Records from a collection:
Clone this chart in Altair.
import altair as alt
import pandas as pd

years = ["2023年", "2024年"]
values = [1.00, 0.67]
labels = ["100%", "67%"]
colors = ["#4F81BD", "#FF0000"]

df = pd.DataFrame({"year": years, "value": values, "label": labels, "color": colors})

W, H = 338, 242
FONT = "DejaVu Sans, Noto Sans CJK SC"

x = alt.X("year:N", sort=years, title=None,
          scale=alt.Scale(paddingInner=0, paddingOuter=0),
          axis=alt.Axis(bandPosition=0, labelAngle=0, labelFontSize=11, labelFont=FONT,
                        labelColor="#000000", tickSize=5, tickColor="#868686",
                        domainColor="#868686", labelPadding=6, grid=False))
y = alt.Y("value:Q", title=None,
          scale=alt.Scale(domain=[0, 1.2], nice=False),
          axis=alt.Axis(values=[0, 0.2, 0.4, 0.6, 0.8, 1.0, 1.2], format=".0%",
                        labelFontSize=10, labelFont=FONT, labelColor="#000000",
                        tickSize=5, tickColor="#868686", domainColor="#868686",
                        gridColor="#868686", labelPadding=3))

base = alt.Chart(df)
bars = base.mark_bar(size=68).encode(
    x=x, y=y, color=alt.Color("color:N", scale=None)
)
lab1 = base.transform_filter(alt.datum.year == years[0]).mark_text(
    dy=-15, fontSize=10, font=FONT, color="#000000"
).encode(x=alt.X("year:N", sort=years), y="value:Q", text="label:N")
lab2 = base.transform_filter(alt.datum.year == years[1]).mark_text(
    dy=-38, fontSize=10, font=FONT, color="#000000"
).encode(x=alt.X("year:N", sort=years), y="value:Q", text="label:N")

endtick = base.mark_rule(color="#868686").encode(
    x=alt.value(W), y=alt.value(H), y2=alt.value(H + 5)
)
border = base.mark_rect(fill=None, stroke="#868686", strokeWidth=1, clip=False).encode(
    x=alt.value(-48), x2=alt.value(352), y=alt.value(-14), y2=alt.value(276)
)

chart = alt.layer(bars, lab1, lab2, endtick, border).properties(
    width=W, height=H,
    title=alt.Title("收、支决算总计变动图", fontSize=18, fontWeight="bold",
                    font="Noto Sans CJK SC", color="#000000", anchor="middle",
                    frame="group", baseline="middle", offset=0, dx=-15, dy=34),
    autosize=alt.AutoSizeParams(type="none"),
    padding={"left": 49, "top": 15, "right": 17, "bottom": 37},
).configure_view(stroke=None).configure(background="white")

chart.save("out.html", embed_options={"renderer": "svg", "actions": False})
==
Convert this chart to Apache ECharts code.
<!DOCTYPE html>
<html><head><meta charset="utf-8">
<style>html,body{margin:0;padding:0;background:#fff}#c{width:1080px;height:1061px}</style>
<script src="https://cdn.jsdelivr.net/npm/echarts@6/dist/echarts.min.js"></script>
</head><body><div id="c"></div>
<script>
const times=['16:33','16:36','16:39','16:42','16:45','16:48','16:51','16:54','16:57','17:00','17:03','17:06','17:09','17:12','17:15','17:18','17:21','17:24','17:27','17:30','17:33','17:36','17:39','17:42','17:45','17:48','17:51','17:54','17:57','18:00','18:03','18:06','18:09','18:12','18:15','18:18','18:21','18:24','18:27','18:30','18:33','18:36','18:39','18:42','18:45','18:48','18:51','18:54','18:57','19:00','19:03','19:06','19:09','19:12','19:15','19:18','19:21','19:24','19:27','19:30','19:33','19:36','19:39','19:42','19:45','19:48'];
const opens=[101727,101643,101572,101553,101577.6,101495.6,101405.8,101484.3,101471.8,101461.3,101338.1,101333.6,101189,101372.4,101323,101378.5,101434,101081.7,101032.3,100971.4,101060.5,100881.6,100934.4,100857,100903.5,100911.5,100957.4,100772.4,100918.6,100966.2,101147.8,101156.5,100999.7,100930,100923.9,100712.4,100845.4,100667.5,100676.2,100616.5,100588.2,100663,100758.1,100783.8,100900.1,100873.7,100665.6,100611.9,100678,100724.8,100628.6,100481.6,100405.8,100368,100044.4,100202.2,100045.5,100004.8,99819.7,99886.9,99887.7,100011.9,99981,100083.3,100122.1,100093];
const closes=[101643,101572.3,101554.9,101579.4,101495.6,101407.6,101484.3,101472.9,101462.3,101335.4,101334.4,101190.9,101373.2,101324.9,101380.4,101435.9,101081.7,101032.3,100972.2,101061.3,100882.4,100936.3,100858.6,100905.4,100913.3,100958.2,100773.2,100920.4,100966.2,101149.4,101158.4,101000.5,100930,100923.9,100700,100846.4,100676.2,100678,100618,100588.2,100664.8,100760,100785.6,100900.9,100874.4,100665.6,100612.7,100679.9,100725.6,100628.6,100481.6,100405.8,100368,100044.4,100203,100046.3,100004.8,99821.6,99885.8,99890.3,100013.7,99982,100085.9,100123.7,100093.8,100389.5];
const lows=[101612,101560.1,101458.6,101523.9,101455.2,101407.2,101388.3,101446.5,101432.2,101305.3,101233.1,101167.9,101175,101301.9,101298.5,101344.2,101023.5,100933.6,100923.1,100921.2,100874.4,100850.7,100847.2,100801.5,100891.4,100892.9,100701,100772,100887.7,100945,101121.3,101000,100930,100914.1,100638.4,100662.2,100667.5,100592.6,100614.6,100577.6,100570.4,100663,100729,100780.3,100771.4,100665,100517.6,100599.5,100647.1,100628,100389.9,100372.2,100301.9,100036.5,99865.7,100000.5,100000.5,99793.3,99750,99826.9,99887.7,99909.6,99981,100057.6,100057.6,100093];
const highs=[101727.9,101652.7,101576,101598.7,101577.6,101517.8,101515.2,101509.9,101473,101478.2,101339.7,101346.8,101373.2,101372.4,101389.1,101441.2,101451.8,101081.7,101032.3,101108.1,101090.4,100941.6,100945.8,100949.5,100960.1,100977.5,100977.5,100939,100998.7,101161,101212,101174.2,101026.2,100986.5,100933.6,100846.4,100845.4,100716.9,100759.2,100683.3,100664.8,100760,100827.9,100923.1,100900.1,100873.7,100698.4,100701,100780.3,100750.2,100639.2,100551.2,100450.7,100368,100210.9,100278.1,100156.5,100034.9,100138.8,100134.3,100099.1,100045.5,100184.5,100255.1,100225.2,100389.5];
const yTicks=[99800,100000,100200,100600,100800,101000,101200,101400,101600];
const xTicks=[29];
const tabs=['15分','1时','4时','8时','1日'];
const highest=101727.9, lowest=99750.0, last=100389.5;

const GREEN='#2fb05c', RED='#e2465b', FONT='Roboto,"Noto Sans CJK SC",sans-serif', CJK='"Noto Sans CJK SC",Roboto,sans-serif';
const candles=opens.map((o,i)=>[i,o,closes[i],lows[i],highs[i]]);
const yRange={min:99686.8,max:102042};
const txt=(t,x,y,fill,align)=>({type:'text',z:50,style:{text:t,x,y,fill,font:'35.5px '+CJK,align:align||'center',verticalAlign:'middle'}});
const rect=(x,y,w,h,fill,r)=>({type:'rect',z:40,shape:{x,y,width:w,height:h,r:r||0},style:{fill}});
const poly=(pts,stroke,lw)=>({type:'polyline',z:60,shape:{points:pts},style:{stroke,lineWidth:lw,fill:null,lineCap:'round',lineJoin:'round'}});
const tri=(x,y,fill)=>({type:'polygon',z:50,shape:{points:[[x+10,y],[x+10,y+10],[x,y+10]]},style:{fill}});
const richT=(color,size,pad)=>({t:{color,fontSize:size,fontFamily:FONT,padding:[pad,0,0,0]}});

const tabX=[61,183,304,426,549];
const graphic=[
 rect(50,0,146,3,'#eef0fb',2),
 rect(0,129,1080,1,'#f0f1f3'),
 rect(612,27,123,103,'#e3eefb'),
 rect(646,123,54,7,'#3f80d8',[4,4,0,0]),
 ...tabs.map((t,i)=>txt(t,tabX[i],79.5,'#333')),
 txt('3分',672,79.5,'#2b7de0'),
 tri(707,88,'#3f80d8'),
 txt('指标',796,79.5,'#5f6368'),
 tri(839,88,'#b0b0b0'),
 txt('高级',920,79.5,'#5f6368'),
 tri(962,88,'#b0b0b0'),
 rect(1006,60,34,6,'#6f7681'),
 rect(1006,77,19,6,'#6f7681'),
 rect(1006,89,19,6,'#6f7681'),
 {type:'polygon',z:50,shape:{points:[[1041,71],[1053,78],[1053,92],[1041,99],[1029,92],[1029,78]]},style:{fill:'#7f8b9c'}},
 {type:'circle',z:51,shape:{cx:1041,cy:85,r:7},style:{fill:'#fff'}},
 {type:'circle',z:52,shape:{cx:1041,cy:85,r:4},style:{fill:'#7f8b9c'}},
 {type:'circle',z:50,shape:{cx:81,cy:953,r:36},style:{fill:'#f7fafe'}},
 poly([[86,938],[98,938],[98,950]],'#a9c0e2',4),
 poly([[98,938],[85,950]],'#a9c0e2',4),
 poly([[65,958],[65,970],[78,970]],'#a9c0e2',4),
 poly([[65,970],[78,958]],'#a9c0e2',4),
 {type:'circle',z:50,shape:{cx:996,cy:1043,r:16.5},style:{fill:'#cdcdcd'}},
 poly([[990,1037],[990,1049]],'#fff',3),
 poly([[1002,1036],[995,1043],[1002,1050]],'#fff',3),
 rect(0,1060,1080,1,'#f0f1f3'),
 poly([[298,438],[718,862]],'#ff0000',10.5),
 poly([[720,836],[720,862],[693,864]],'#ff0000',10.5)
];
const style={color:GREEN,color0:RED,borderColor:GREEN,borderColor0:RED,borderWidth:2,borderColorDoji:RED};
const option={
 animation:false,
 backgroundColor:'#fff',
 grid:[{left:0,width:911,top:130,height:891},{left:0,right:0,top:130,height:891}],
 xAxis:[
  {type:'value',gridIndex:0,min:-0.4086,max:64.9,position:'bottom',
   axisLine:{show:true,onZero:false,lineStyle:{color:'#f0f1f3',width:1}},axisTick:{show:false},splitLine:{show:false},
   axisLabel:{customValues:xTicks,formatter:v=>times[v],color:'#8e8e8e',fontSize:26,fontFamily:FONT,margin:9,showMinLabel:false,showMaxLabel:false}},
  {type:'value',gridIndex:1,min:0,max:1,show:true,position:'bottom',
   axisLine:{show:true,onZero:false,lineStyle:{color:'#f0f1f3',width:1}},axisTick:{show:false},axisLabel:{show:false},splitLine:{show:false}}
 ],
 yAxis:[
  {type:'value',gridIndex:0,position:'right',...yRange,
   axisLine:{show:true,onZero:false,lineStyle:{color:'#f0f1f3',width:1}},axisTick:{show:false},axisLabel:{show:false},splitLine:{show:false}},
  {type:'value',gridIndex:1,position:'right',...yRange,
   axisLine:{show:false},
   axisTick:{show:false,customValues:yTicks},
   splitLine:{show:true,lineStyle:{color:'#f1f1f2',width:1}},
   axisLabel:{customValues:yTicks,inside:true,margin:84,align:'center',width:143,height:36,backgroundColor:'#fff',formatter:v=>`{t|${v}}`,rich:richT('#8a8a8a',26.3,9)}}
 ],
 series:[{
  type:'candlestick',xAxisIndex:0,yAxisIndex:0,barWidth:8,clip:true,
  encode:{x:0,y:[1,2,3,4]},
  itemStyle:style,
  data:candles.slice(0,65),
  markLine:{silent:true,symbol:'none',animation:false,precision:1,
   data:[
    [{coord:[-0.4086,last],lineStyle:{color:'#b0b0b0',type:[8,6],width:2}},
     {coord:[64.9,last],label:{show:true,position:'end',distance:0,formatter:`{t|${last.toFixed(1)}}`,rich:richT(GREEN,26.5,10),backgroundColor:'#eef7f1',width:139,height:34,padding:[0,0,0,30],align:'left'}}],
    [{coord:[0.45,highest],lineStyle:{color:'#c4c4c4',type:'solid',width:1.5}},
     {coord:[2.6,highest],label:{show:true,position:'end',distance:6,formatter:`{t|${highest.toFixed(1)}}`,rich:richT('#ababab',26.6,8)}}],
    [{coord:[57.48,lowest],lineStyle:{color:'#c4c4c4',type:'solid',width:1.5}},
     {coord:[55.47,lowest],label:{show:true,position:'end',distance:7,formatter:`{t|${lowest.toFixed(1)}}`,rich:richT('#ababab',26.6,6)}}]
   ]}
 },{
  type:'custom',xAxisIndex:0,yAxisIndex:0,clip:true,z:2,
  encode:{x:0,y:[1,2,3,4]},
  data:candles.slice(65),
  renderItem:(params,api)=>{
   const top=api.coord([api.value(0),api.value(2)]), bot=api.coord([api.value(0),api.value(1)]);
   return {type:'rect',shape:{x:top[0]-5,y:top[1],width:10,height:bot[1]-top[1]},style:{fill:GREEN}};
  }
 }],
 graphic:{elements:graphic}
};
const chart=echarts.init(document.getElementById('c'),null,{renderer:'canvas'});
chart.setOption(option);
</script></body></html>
--
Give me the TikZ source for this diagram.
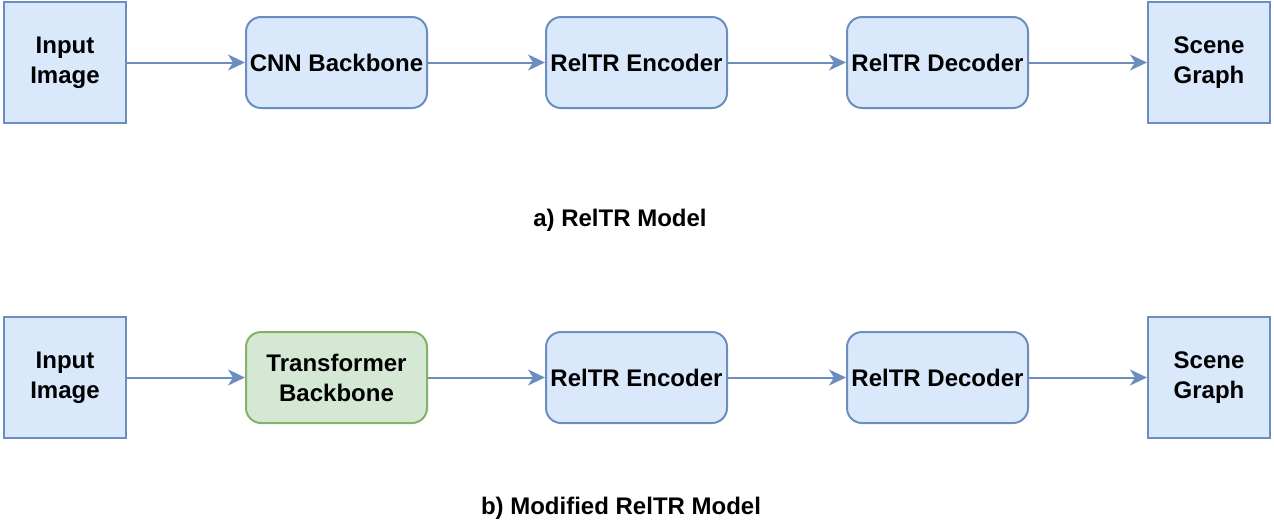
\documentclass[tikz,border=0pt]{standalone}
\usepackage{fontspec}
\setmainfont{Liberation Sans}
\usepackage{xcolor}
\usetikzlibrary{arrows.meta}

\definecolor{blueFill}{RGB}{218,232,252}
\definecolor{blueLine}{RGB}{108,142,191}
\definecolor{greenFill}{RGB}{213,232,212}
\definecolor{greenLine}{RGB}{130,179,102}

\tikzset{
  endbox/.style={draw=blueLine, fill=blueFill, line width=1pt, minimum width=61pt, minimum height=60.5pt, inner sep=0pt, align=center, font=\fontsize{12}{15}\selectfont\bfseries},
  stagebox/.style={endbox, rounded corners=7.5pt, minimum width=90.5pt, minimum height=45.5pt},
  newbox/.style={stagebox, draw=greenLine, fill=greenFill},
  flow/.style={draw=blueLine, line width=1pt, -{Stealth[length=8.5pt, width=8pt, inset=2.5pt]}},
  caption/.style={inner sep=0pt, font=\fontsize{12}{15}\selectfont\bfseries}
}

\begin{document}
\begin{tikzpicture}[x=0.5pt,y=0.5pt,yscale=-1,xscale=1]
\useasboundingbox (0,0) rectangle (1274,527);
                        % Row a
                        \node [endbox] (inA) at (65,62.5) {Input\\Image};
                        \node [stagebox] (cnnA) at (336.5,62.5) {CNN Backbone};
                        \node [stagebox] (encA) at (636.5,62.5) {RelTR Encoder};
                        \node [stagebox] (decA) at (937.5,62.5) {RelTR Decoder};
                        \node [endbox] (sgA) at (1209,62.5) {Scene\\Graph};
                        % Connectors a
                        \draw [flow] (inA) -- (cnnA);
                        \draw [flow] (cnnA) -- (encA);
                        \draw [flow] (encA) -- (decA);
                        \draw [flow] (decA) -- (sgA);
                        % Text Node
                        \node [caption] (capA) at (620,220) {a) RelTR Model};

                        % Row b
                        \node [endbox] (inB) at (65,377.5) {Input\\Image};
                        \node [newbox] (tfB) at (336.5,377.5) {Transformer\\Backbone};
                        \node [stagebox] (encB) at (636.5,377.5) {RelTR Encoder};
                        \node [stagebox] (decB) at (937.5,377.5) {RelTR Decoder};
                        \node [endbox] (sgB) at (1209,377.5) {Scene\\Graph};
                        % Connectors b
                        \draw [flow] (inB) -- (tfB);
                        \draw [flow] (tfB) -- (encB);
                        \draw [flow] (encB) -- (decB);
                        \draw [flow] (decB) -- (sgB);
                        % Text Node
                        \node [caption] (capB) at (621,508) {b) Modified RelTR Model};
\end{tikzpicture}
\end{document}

▶ **To be done**
Find out how many lines in the listing contain the string "this". Give the number alone.

▶ **Task solution**
3